**Extracted information**
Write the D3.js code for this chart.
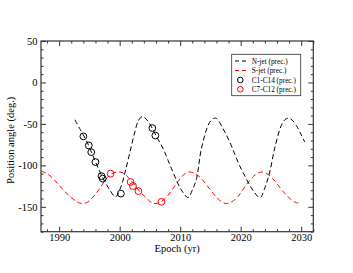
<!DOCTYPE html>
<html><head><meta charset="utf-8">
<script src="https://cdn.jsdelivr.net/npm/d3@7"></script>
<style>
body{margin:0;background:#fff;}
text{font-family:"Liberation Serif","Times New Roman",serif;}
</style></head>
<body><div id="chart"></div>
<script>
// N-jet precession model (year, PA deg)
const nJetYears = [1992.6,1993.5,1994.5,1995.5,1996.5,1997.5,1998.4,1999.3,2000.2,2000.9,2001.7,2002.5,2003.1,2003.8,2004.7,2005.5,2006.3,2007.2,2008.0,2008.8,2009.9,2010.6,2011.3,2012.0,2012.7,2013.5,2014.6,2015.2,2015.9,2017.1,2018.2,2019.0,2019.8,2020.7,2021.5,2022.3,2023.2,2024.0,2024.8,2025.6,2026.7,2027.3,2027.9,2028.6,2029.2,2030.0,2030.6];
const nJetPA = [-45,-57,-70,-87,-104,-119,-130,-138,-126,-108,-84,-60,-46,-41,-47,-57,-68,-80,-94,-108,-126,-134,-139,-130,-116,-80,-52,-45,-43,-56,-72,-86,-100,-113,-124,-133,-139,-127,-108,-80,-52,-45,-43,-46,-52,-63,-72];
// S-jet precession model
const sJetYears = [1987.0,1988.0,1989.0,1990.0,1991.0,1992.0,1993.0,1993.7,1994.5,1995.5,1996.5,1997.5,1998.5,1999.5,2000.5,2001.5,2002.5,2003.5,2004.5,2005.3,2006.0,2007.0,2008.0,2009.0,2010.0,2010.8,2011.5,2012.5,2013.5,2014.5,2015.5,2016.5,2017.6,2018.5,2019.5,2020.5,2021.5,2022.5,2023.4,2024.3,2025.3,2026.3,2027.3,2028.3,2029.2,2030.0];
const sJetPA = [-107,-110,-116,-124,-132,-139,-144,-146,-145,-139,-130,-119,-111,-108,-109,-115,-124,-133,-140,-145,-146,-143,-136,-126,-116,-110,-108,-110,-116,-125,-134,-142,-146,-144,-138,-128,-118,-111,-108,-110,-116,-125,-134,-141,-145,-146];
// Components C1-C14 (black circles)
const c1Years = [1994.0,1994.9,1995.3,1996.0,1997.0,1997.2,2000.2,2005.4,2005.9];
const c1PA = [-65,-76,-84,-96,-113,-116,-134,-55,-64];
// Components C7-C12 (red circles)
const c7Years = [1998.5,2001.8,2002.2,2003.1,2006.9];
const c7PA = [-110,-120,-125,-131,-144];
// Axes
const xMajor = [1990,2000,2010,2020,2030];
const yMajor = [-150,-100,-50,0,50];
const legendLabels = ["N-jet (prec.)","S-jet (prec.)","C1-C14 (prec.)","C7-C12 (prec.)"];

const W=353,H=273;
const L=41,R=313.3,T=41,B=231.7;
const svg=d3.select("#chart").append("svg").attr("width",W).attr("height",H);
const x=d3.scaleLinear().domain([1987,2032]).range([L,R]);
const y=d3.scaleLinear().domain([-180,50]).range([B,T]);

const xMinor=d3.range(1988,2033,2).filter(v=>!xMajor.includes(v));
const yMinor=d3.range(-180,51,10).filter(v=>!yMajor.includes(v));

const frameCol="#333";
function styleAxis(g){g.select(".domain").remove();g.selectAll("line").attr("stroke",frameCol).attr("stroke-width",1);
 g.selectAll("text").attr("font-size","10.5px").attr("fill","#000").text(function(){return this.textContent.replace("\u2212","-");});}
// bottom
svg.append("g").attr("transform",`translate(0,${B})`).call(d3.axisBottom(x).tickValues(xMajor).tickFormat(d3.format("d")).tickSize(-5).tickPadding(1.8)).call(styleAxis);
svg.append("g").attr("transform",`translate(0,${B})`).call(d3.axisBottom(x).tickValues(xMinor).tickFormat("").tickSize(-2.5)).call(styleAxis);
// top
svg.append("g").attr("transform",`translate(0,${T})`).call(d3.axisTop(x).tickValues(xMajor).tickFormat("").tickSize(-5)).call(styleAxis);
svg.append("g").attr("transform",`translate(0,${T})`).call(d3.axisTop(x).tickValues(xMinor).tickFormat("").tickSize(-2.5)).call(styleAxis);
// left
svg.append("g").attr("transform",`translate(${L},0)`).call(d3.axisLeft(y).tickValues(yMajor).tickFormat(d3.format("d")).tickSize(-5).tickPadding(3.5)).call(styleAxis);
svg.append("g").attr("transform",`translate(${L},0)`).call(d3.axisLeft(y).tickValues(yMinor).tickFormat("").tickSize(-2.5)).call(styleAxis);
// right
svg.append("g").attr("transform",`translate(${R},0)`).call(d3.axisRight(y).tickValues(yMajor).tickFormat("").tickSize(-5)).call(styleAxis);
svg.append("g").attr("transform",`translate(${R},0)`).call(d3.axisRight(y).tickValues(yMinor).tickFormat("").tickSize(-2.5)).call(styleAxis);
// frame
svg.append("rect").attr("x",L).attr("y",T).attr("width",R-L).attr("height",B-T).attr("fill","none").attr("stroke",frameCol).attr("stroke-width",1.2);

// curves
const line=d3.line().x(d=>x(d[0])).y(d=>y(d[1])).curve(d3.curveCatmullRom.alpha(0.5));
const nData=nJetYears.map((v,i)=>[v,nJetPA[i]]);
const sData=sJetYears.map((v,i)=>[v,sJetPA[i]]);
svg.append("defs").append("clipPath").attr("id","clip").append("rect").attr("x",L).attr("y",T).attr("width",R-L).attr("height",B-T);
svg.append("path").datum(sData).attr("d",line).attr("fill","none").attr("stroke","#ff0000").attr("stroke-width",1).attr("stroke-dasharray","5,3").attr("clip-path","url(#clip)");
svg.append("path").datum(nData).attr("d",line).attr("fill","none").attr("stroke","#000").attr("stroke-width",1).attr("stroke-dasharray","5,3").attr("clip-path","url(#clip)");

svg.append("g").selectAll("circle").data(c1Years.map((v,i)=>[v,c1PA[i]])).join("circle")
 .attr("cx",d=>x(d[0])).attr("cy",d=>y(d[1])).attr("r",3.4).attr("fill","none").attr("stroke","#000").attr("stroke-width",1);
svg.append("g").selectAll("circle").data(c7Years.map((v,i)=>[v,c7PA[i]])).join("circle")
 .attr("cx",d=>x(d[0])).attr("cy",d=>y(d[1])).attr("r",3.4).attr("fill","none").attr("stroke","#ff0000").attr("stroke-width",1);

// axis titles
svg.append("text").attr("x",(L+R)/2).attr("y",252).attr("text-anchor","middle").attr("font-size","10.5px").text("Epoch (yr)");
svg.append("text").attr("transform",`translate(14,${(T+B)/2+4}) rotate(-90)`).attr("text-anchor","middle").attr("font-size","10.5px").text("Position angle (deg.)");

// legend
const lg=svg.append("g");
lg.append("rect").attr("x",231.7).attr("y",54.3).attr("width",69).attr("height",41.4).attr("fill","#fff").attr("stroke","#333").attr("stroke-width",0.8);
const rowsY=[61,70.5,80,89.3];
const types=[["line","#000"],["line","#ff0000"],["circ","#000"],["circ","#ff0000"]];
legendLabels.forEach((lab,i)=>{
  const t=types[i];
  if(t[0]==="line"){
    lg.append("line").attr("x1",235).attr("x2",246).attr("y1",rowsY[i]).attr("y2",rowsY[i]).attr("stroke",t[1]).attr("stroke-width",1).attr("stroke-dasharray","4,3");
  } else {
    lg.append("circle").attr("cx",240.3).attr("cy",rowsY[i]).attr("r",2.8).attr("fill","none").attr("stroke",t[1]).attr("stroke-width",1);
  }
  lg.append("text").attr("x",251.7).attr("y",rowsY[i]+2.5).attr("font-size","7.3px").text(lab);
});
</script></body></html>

==

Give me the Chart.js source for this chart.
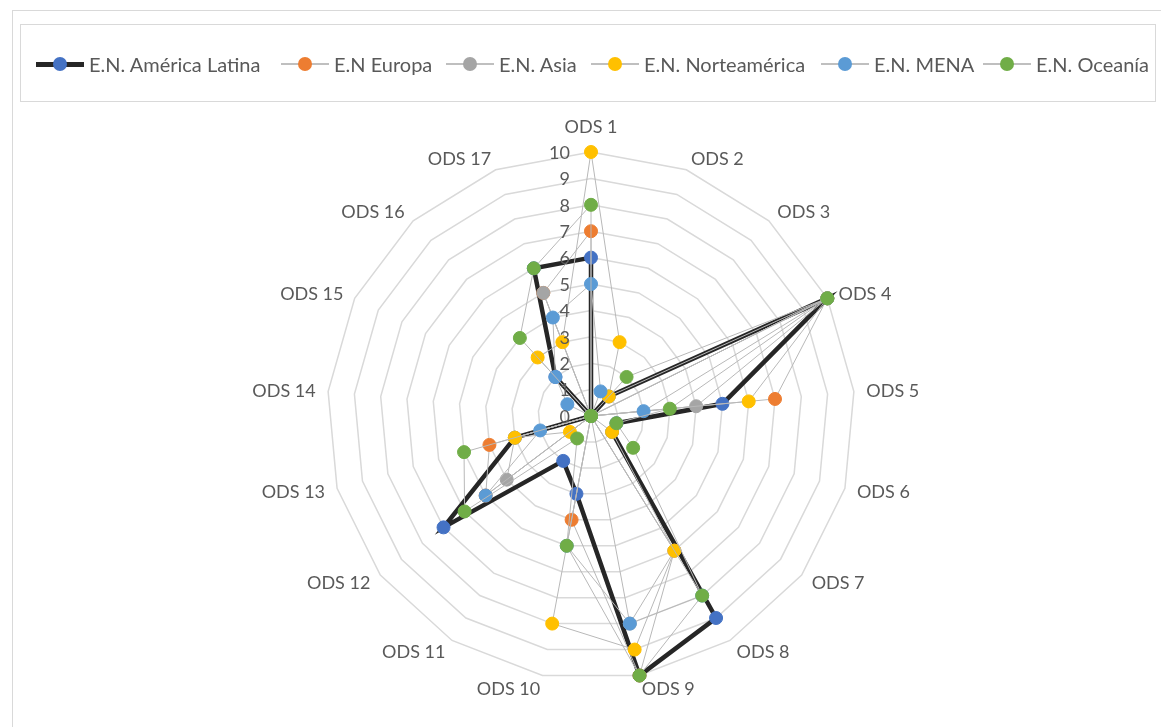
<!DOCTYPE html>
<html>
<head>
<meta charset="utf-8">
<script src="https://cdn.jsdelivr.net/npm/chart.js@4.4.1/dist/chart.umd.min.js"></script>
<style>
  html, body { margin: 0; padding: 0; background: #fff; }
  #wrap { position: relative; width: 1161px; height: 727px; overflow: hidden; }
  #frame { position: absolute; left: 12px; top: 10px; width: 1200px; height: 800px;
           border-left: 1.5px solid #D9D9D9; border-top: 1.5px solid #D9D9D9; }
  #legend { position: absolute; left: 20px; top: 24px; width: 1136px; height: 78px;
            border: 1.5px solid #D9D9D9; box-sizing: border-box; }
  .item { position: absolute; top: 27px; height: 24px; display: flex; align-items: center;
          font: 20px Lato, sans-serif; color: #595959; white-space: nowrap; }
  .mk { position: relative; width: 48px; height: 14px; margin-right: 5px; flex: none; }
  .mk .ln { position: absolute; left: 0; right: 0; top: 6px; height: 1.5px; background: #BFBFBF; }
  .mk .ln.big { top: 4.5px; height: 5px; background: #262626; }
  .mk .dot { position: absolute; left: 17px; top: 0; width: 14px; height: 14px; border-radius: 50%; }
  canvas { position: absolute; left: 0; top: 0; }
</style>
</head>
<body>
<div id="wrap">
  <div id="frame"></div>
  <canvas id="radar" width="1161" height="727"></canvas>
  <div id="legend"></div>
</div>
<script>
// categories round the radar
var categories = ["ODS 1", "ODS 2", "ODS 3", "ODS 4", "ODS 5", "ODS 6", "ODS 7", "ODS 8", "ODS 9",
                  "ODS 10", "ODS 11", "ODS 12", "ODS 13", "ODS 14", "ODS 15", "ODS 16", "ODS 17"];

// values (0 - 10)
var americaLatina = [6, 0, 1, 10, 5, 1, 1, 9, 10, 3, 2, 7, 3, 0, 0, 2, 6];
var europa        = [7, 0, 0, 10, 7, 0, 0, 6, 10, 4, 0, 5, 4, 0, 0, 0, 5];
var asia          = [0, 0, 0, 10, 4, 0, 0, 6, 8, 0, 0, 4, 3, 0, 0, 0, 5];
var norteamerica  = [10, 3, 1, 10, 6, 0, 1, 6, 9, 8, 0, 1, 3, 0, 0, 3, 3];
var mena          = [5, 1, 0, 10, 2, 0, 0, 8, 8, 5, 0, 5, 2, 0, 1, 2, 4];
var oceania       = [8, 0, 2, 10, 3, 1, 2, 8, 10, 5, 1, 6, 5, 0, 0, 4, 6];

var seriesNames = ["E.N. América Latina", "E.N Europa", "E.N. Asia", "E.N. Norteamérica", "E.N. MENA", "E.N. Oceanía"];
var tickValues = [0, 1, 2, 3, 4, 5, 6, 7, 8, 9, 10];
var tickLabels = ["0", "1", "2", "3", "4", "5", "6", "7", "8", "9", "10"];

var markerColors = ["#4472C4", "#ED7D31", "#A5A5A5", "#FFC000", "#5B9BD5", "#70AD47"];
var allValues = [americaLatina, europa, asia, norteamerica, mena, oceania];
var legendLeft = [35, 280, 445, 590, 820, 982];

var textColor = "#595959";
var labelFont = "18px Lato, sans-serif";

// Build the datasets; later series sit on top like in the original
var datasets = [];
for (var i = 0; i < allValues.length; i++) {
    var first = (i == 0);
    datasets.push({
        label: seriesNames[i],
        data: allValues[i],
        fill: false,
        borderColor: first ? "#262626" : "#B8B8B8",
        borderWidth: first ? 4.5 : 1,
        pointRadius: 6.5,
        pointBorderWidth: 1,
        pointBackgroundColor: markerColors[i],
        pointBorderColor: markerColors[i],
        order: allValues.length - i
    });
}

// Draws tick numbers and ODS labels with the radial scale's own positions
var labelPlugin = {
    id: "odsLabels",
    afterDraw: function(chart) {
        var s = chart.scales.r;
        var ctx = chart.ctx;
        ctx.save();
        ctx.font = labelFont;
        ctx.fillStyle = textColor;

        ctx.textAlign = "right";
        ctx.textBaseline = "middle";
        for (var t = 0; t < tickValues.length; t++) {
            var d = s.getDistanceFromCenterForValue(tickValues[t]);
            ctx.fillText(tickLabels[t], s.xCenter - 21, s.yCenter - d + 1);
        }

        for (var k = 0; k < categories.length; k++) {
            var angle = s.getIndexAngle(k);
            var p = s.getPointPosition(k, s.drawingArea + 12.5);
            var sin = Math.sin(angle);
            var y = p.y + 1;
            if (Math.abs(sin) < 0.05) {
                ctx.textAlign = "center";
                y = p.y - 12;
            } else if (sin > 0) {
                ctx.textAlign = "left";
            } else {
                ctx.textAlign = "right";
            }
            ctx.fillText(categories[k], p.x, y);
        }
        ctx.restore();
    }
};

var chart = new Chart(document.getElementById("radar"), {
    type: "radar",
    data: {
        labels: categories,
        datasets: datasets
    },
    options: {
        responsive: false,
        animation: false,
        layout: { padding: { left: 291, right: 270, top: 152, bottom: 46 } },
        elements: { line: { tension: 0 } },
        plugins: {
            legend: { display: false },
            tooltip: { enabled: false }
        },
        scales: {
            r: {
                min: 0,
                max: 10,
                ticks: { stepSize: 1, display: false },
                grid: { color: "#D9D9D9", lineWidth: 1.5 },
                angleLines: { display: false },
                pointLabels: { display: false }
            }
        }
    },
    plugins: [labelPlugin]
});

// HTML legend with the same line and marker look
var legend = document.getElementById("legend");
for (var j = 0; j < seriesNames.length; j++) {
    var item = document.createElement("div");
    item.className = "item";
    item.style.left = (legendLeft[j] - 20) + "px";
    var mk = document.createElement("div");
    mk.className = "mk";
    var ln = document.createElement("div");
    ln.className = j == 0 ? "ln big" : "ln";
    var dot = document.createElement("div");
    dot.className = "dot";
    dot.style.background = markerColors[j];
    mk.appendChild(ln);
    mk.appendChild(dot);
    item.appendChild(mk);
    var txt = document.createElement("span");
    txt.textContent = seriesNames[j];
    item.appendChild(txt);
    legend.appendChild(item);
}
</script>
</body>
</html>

**Work to be completed**
Identify the lines of the data that contain the word "this". Copy each of them.

**Response below**
Write the D3.js code for this chart.
 g.selectAll("text").attr("font-size","10.5px").attr("fill","#000").text(function(){return this.textContent.replace("\u2212","-");});}
Give me the Chart.js source for this chart.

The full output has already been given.